Combined, the two provide an overview of what VCs are looking for in startups before they even start up, and what an entrepreneur should think about before attempting to execute their big idea. Coming up with a good idea is only a small part of the creation of a successful business.

“The cost of what could have been created is small when compared to the resources squandered on bad ideas,” they write.

The book includes viewpoints from other investors and founders as well, detailing anecdotes of early startup mistakes and successes from Circa, Twilio and Disqus. Sections include how to evaluate ideas, how to find the right people and products for your idea, and how to pitch it and raise money.

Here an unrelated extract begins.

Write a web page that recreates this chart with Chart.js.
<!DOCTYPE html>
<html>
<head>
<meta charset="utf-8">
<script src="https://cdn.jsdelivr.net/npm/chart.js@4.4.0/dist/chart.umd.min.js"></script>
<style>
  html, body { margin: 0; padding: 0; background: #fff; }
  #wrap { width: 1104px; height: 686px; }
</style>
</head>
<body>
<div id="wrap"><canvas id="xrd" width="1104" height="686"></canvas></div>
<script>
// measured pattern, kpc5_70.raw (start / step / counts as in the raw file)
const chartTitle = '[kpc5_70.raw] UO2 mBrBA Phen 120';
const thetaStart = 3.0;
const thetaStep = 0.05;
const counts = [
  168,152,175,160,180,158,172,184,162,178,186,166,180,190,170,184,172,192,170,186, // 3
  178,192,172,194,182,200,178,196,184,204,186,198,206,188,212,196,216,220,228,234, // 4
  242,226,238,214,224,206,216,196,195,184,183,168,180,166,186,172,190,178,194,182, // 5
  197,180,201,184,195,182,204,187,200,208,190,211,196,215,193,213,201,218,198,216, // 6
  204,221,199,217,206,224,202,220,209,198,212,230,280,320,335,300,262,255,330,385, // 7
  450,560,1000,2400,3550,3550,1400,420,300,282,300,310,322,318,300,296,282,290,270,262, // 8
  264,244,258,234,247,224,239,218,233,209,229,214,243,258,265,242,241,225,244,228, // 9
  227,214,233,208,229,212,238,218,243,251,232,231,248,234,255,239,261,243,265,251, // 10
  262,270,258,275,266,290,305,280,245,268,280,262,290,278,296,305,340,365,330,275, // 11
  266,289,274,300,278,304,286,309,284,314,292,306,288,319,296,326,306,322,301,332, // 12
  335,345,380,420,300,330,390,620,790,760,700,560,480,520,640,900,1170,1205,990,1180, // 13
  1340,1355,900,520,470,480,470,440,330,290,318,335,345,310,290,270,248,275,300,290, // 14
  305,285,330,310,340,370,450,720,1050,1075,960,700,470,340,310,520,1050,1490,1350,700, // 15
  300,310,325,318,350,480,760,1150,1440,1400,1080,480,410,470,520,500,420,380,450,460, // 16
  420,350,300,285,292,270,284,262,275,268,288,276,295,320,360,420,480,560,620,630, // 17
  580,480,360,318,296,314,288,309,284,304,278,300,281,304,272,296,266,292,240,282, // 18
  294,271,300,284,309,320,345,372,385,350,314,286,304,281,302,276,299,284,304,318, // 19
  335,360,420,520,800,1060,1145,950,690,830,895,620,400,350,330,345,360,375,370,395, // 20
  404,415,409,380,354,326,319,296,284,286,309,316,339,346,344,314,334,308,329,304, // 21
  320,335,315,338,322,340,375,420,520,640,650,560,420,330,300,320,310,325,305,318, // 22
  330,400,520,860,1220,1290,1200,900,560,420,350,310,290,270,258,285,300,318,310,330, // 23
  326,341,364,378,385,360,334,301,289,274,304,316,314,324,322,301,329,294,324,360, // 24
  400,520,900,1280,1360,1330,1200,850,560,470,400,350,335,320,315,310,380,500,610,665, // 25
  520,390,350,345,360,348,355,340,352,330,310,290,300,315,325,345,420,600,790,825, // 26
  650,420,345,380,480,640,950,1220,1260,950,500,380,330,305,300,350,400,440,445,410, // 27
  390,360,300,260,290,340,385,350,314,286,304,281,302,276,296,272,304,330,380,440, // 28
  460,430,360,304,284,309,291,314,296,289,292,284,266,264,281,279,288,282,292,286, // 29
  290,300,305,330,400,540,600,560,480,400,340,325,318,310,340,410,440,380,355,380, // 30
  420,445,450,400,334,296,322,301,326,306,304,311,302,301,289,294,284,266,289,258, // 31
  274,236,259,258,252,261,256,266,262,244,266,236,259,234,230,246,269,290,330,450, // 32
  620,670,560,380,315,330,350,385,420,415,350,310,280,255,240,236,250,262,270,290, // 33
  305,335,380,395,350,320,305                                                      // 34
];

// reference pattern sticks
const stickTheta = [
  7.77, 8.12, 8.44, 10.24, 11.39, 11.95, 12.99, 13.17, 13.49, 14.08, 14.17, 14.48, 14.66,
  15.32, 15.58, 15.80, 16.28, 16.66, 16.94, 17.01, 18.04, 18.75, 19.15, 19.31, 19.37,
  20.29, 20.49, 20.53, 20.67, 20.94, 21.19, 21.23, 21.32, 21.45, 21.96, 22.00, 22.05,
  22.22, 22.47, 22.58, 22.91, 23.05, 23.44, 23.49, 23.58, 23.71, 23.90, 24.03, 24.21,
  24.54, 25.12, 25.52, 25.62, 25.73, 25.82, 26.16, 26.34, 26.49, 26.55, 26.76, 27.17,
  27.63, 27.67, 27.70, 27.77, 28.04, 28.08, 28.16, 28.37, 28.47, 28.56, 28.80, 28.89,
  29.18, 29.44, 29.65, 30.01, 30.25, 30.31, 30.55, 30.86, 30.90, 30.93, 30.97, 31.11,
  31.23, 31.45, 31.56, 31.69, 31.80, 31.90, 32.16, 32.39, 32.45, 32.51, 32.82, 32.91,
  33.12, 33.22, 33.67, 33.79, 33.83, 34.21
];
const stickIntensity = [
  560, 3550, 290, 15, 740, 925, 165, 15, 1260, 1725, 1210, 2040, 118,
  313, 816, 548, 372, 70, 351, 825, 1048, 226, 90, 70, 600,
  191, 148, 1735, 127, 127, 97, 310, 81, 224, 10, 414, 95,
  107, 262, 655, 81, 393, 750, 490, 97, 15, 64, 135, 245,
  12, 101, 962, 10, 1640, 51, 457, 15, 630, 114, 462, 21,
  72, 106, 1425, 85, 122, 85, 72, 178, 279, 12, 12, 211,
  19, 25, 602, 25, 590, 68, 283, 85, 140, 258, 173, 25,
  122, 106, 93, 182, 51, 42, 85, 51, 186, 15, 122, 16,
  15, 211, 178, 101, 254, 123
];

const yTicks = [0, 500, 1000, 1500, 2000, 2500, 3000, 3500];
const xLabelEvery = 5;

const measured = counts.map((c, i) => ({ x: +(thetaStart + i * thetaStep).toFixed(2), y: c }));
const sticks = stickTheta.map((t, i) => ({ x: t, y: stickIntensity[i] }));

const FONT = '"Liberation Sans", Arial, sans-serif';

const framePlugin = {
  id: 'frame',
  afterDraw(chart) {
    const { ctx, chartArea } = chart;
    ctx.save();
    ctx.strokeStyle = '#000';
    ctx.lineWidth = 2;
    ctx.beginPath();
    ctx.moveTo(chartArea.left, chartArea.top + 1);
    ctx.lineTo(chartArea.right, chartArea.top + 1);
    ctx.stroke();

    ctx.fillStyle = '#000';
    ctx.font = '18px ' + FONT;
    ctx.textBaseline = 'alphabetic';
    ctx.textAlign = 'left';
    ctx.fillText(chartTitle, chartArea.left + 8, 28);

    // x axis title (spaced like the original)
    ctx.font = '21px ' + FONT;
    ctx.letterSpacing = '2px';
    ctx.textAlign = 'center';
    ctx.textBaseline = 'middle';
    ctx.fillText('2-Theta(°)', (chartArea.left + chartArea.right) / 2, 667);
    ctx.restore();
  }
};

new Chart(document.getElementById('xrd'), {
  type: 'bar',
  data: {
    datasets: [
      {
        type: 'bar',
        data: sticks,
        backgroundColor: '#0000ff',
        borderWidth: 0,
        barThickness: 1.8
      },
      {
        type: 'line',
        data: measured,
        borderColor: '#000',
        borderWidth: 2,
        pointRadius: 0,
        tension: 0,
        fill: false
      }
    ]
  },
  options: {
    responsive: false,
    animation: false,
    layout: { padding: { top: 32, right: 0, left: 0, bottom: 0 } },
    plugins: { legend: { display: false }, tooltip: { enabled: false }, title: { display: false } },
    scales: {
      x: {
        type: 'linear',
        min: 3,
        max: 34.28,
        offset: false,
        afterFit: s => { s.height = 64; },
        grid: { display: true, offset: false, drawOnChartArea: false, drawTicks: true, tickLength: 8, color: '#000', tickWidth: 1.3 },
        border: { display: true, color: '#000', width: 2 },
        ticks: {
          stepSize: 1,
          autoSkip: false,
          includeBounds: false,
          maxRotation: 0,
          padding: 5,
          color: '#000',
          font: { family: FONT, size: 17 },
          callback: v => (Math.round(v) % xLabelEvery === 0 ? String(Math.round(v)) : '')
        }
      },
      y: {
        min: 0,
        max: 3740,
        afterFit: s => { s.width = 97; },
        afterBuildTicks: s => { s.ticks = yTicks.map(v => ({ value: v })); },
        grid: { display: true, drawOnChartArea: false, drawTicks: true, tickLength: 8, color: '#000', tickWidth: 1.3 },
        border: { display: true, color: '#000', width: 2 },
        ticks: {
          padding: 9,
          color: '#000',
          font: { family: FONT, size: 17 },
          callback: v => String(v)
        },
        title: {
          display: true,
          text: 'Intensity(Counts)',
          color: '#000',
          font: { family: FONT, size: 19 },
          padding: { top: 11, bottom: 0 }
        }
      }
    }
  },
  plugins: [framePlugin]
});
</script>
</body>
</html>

Wise and Feld’s advice on hiring the right people is especially important. They push the idea of building a diverse team to fully prepare your idea for the real world and push entrepreneurs to find a co-founder before diving into the startup world.

Sean Wise
Sean Wise

“Without people to create the business all you have is a good idea,” the write. “While most of the elements around a business are continuously changing, people are the hardest elements to change and are often the slowest to evolve. Never forget that people are complicated.”

The advice ranges from practical (be ready to live at least 6 months without an income; if you can’t fully execute a your solution, don’t be afraid to find a co-founder) to more theoretical ideas (make sure your solution is 10 times better than any others; make sure you’re solving a need, not a want) that you just need to have in mind before quitting your day job.

Startup Opportunities isn’t meant to be the only book you read on your journey to bring an idea to the world. Instead, Feld and Wise are augmenting the methods outlined in classic startup books like The Lean Startup and The Startup Owner’s Manual.

The startup is this generation’s embodiment of the American Dream, letting people with great ideas rise up in the world. But before quit your job and dive into the world of entrepreneurship, be sure to think about the ideas discussed in Wise and Feld’s book.